DESCRIPTION OF THE TASK:
Return all lines in the material below that contain "matplotlib".

AVAILABLE DATA:
____

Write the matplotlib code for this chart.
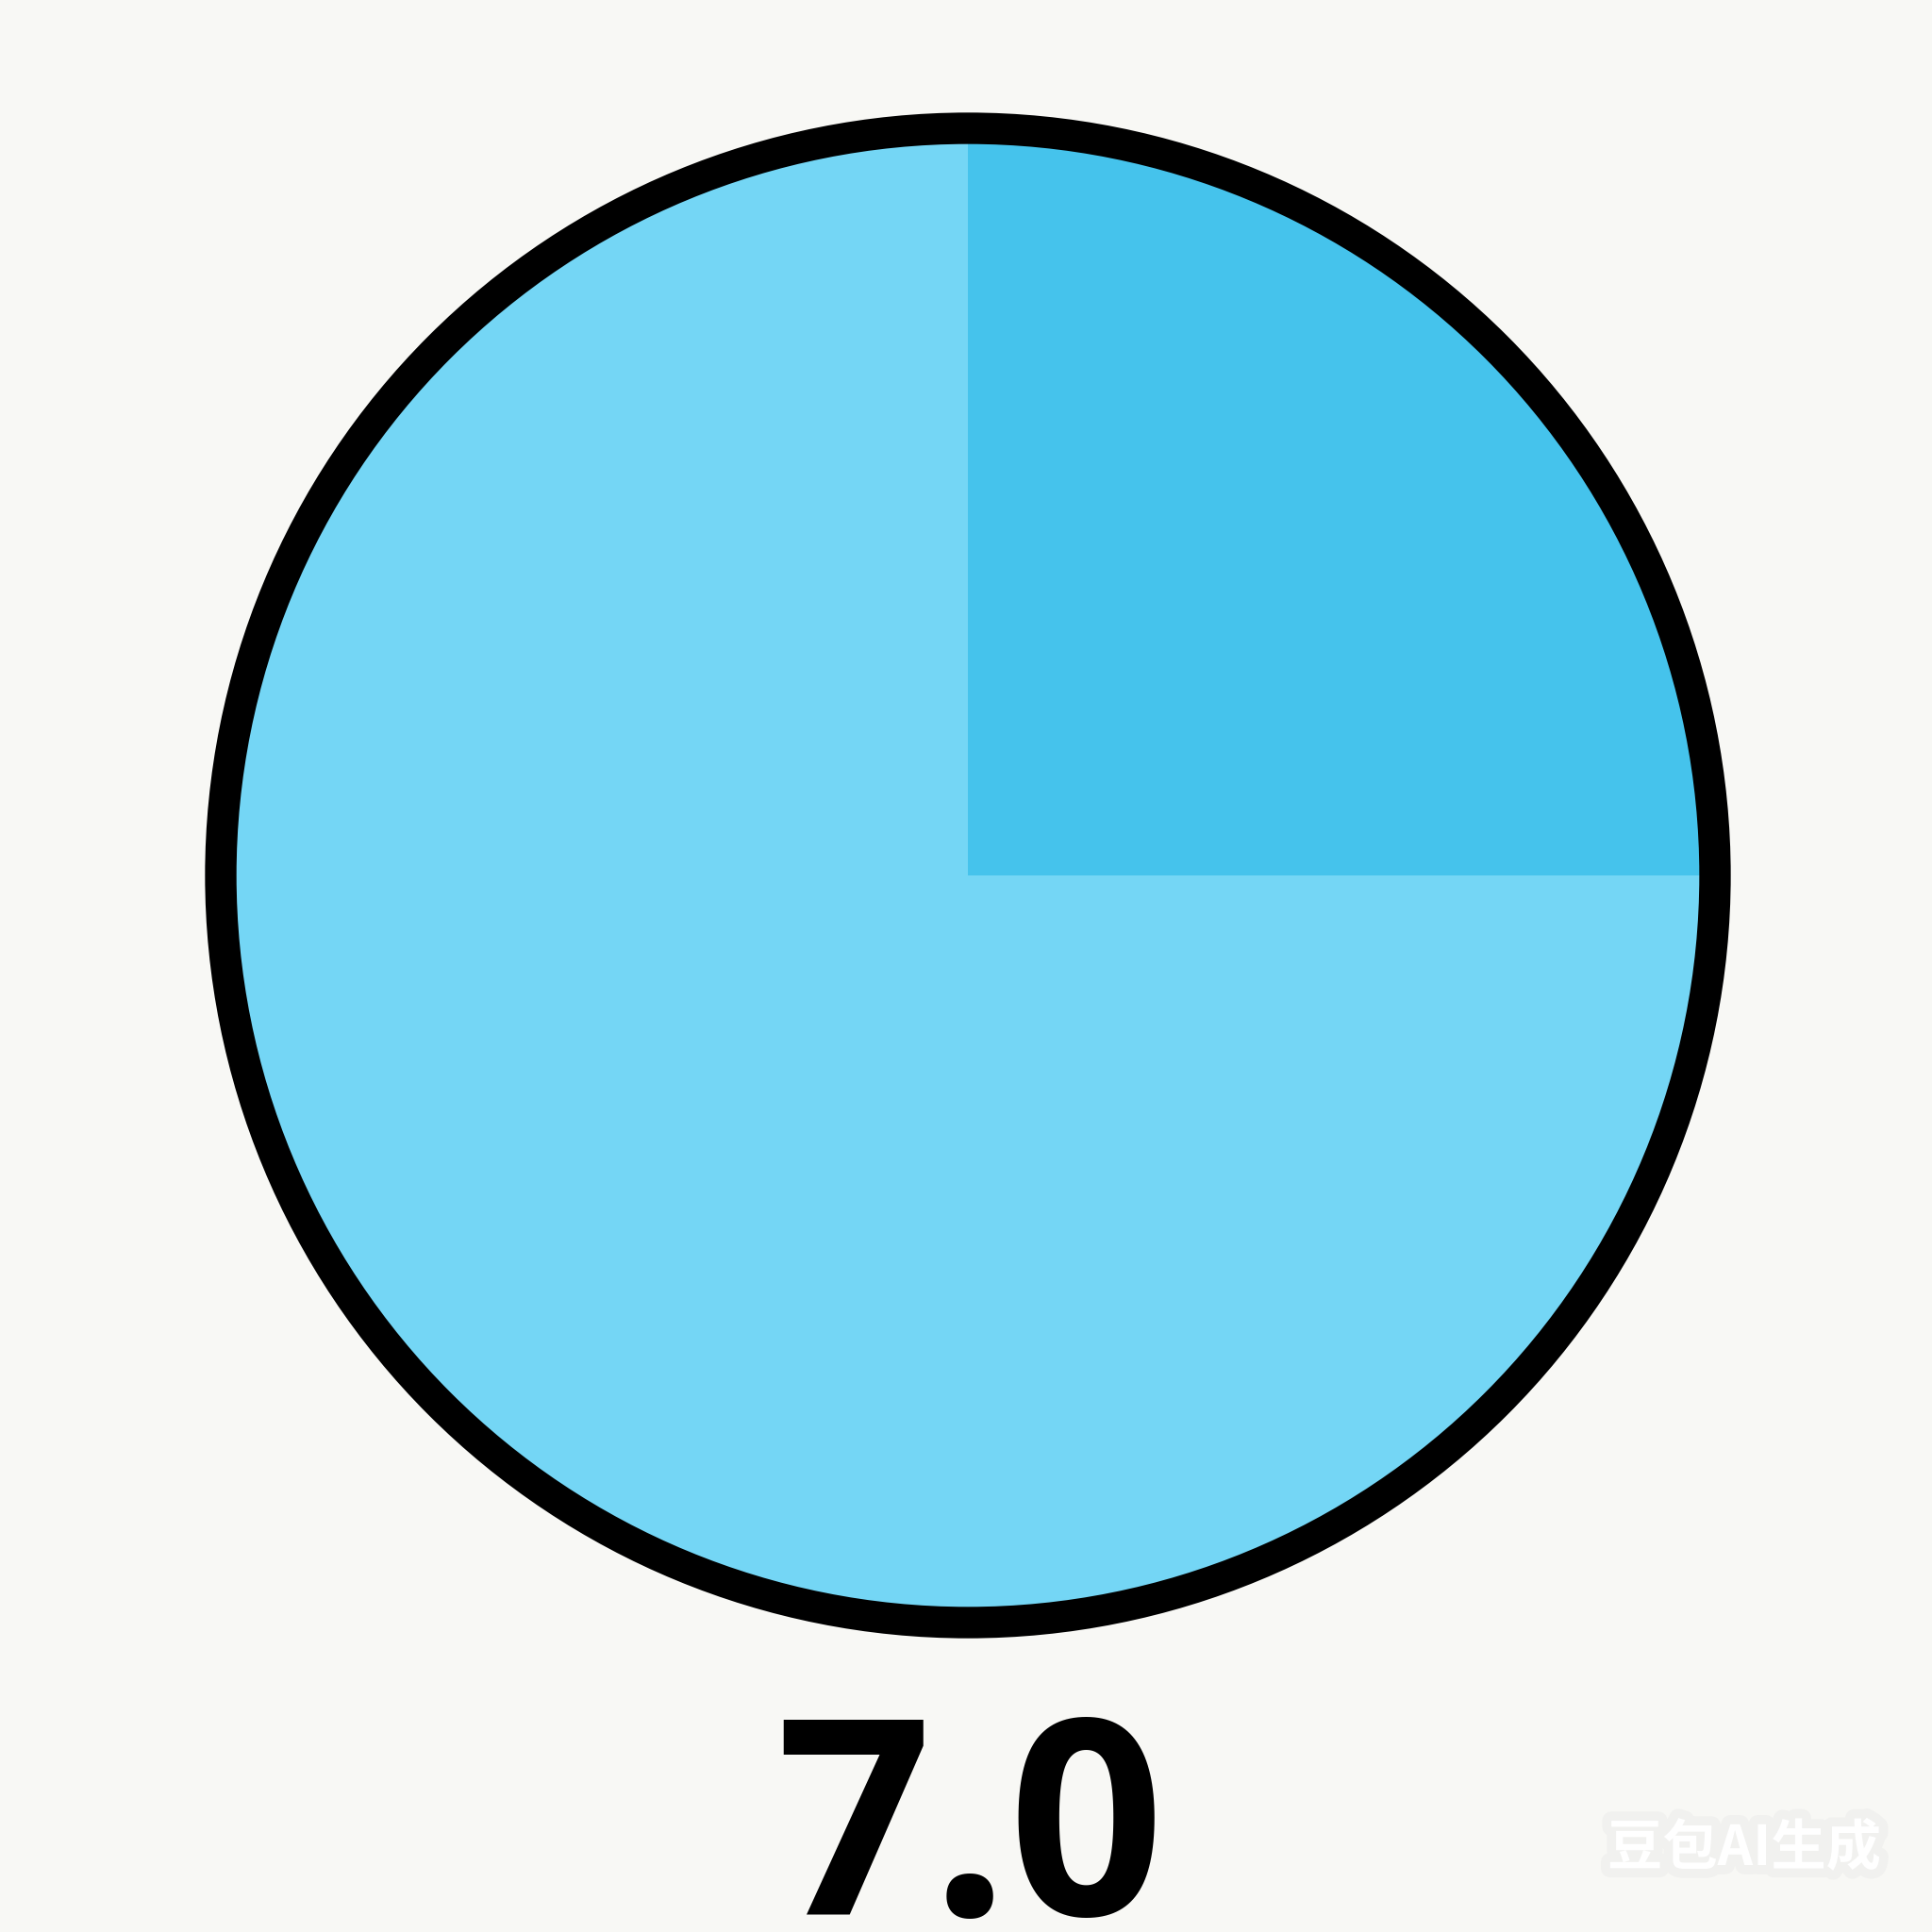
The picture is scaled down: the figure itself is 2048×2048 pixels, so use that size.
import matplotlib
matplotlib.use("Agg")
import matplotlib.pyplot as plt
import matplotlib.patheffects as pe
from matplotlib.patches import Circle

# Data
categories = ["Part", "Rest"]
values = [25, 75]
slice_colors = ["#45C3EC", "#74D6F5"]
label_text = "7.0"
watermark = "豆包AI生成"

W = 2048
fig = plt.figure(figsize=(20.48, 20.48), dpi=100)
fig.patch.set_facecolor("#F8F8F5")
ax = fig.add_axes([0, 0, 1, 1])
ax.set_xlim(0, W)
ax.set_ylim(0, W)
ax.set_aspect("equal")
ax.axis("off")

cx, cy, r = 1026, W - 928, 792
ax.pie(values, colors=slice_colors, startangle=90, counterclock=False,
       center=(cx, cy), radius=r, frame=True,
       wedgeprops=dict(linewidth=0, edgecolor="none"))
ax.set_xlim(0, W)
ax.set_ylim(0, W)
ax.axis("off")
ax.add_patch(Circle((cx, cy), r, fill=False, edgecolor="black", linewidth=24, zorder=5))

ax.text(1028, W - 2030, label_text, ha="center", va="baseline",
        fontsize=208, fontweight="bold", family=["Open Sans", "DejaVu Sans"],
        color="black")

ax.text(1849, W - 1960, watermark, ha="center", va="center", fontsize=42,
        fontweight="bold", color="white",
        family=["Noto Sans CJK SC", "DejaVu Sans"],
        path_effects=[pe.withStroke(linewidth=14, foreground="#F1F1EF")])

fig.savefig("out.png", dpi=100, facecolor=fig.get_facecolor())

____

FULL SOLUTION:
Write the matplotlib code for this chart.
import matplotlib
matplotlib.use("Agg")
import matplotlib.pyplot as plt
import matplotlib.patheffects as pe
from matplotlib.patches import Circle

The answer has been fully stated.